Directions:
Search the data below for the string "using". Extract every line that contains it.
_ _ _
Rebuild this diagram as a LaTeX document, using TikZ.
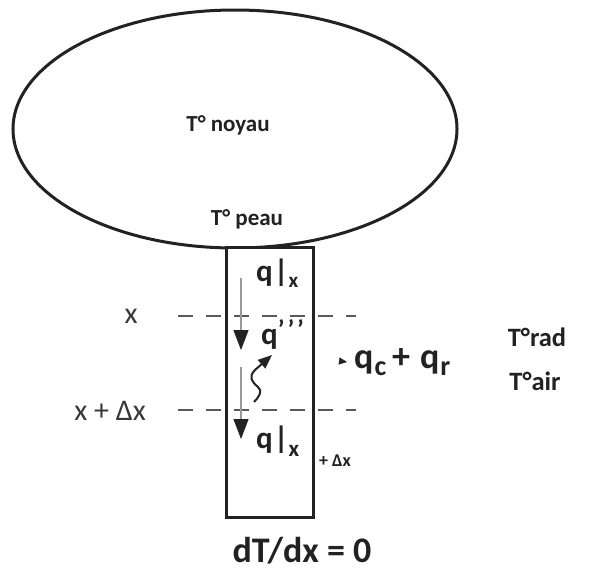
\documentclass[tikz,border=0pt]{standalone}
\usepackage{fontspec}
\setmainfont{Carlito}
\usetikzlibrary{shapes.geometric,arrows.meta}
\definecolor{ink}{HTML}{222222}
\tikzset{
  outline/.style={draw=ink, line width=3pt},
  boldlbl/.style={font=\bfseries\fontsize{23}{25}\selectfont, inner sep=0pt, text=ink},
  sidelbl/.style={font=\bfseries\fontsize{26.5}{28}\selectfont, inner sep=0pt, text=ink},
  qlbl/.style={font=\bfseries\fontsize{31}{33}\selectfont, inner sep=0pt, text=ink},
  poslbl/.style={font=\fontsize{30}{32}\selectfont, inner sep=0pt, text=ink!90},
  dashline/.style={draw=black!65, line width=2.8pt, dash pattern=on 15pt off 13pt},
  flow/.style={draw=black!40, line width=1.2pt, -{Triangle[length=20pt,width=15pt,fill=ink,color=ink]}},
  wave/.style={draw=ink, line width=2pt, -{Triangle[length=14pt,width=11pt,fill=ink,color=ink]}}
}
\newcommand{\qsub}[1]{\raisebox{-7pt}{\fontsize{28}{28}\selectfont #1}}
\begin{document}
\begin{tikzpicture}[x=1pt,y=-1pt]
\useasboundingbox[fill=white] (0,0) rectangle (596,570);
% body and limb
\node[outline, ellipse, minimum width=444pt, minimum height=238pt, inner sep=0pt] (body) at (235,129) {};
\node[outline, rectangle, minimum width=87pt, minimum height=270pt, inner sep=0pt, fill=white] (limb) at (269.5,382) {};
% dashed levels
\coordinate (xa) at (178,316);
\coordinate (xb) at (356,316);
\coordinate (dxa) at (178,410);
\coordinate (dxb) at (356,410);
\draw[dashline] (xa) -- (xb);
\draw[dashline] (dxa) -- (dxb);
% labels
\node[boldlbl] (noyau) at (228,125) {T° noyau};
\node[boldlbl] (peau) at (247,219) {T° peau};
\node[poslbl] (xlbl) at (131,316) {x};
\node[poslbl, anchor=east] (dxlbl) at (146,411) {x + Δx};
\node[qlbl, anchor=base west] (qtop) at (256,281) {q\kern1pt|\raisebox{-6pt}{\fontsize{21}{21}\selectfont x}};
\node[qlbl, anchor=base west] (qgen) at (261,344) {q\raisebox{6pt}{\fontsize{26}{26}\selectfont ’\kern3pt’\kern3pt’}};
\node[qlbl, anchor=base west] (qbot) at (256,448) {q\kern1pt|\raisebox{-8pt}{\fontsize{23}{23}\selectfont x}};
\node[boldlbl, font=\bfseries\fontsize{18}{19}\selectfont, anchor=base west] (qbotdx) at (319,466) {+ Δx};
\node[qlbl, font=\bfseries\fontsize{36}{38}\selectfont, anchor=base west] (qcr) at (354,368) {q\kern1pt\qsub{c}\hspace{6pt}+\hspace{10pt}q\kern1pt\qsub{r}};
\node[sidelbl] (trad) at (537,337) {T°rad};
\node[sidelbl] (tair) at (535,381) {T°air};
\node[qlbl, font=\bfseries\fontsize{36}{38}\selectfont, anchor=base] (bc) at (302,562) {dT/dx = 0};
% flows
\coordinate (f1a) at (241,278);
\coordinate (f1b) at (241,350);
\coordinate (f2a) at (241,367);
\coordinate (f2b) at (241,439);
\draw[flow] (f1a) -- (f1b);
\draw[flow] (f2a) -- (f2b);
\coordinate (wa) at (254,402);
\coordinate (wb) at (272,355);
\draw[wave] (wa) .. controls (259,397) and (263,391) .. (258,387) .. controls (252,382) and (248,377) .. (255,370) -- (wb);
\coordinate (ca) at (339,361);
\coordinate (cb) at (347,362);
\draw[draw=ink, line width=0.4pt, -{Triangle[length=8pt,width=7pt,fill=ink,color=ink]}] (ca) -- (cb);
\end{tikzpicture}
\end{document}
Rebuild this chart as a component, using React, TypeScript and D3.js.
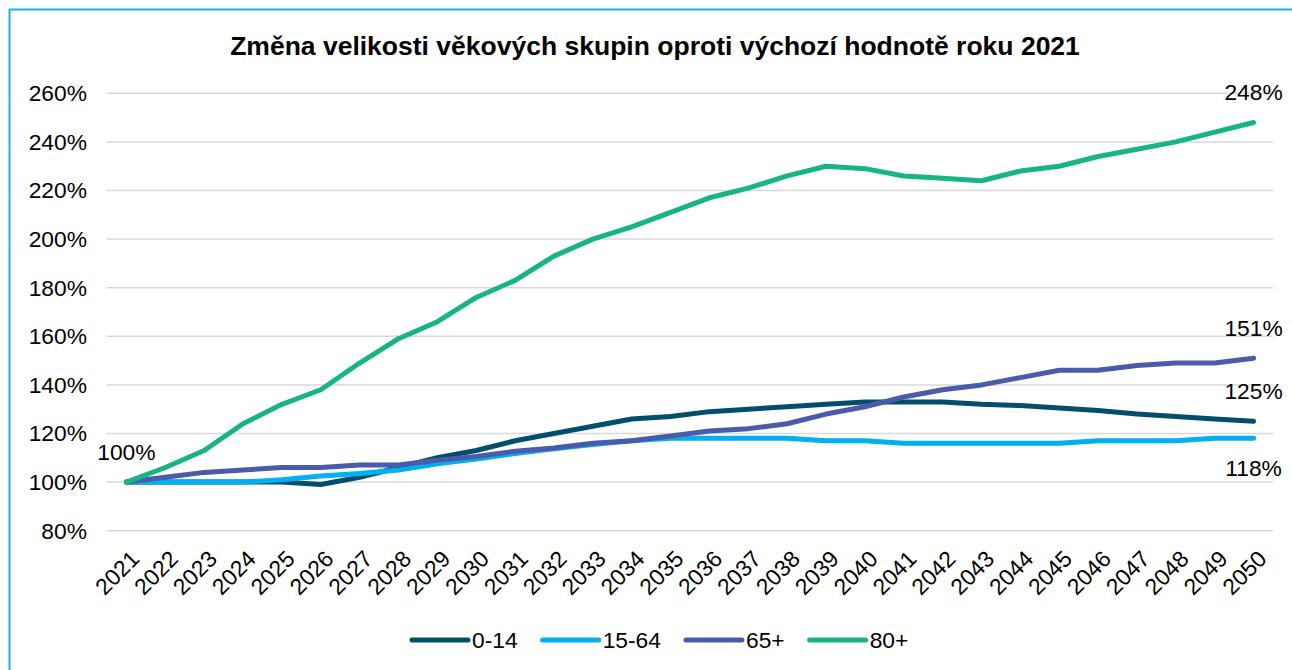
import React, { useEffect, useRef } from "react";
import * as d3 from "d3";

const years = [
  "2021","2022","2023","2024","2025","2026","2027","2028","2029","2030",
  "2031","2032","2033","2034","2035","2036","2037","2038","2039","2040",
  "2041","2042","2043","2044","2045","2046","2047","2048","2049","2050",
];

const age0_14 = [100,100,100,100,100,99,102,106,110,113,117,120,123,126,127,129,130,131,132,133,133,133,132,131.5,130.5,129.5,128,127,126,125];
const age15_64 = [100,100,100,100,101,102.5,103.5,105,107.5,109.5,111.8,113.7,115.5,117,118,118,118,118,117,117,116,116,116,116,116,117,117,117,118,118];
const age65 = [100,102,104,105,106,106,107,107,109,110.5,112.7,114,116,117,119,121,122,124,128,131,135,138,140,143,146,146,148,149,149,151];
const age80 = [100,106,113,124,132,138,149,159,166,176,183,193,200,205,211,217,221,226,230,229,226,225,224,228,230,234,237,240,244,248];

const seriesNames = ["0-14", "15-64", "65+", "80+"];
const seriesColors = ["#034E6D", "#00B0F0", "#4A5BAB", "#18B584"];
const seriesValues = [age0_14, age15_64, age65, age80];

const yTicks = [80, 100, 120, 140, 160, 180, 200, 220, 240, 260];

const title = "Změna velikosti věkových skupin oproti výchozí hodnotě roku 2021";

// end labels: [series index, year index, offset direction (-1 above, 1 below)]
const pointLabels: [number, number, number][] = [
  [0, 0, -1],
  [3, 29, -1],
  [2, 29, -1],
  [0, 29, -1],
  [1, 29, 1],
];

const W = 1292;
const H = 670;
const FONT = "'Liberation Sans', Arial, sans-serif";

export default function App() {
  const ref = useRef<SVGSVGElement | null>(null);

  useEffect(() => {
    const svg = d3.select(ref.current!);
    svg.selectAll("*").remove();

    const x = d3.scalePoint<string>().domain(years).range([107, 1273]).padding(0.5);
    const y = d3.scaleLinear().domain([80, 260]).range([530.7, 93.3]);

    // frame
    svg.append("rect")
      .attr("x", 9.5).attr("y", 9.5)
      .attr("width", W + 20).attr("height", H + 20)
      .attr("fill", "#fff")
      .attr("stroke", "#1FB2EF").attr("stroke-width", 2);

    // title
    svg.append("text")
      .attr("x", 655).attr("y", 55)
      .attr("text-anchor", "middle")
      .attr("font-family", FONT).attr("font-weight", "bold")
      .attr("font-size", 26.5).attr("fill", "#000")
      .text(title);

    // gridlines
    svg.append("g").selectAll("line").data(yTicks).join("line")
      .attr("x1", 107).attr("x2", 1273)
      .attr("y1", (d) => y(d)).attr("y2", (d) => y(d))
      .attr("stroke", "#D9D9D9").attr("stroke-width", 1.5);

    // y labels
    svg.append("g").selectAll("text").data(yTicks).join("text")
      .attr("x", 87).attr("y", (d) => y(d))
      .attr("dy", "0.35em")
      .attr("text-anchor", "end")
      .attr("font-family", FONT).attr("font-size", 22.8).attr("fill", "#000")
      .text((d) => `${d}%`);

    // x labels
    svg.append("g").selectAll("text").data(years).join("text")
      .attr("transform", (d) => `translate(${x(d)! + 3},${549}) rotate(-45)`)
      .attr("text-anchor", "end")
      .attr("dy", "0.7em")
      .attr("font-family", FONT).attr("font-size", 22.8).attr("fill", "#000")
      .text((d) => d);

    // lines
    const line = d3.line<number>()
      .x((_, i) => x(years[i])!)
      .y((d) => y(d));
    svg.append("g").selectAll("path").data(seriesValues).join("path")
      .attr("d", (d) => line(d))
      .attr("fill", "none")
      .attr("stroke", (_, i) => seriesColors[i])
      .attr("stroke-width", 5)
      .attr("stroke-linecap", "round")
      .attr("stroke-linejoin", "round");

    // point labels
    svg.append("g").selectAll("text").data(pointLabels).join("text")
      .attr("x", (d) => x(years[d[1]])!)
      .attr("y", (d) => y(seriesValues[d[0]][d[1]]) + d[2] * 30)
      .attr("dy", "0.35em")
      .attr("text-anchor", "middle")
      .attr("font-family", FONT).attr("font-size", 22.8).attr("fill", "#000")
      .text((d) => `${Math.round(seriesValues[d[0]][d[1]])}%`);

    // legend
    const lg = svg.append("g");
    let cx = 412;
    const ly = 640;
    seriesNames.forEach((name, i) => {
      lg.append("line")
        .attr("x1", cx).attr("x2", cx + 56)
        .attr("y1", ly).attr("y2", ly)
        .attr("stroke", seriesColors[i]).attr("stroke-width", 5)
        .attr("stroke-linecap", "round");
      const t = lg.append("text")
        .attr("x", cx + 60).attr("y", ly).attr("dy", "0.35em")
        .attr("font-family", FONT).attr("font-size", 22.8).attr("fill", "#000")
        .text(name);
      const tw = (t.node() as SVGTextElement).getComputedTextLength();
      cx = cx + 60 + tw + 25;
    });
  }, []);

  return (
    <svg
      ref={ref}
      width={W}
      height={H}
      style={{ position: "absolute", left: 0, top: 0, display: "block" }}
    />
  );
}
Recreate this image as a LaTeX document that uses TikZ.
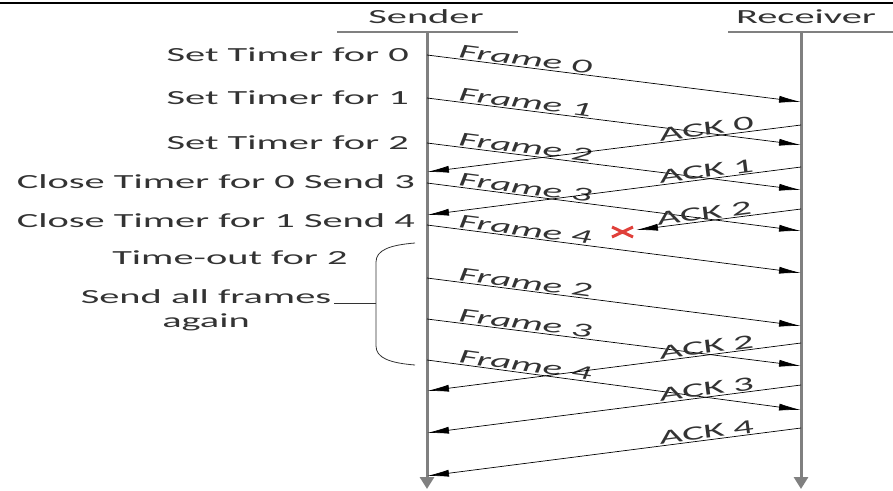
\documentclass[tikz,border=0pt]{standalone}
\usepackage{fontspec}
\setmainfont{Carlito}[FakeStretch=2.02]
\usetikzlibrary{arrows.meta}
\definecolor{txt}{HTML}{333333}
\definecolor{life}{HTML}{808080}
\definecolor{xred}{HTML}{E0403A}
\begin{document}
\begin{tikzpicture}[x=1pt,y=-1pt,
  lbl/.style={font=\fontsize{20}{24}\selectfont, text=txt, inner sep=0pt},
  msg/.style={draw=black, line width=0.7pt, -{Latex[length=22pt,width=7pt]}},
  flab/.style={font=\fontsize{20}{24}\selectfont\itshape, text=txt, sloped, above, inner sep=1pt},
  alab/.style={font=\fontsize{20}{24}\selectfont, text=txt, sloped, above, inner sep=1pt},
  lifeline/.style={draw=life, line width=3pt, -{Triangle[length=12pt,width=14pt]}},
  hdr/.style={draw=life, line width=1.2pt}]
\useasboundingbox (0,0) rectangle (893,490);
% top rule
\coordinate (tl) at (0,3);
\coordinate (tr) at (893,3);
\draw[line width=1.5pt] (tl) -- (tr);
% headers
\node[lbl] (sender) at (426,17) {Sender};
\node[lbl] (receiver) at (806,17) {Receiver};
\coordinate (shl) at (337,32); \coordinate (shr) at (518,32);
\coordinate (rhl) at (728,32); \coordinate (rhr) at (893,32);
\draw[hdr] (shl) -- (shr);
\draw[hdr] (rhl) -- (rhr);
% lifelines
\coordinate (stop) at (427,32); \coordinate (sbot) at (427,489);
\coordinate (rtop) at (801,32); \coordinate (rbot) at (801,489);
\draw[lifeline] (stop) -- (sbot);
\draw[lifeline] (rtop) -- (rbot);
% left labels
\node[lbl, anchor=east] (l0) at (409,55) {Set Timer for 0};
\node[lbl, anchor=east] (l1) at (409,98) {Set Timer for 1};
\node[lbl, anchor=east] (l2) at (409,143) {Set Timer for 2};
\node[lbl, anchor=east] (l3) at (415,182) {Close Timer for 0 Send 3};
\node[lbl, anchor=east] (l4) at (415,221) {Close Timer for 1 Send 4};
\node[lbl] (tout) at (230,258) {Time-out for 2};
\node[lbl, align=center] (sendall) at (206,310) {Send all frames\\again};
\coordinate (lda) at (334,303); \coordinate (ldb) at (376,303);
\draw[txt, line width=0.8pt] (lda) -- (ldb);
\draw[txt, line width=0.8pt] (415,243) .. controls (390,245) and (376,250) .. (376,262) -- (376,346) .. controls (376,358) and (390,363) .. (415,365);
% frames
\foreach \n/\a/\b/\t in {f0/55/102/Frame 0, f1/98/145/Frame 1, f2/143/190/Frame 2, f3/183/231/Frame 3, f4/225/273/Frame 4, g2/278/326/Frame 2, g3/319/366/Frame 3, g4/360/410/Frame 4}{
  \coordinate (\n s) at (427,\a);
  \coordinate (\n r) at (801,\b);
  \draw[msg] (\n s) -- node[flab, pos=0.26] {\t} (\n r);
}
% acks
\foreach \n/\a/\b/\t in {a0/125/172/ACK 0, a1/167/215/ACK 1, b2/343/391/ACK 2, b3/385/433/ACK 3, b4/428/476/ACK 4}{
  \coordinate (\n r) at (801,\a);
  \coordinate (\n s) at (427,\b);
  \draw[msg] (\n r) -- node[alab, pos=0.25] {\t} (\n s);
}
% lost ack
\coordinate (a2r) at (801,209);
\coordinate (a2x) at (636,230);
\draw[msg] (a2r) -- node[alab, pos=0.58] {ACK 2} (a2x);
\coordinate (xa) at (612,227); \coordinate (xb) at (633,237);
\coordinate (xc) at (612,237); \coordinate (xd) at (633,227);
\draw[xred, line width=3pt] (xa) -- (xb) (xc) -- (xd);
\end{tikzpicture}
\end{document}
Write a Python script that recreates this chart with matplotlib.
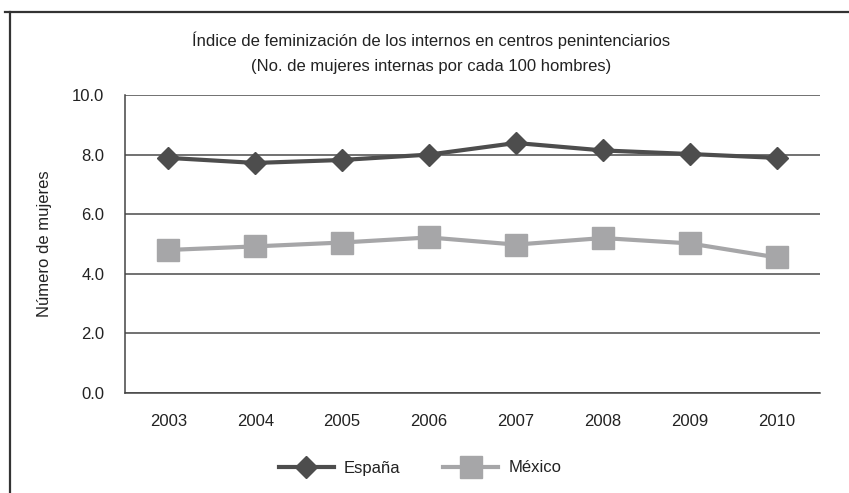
_ _ _
Exercise result:
Rebuild this diagram as a LaTeX document, using TikZ.
Rebuild this chart as a component, using React, TypeScript and D3.js.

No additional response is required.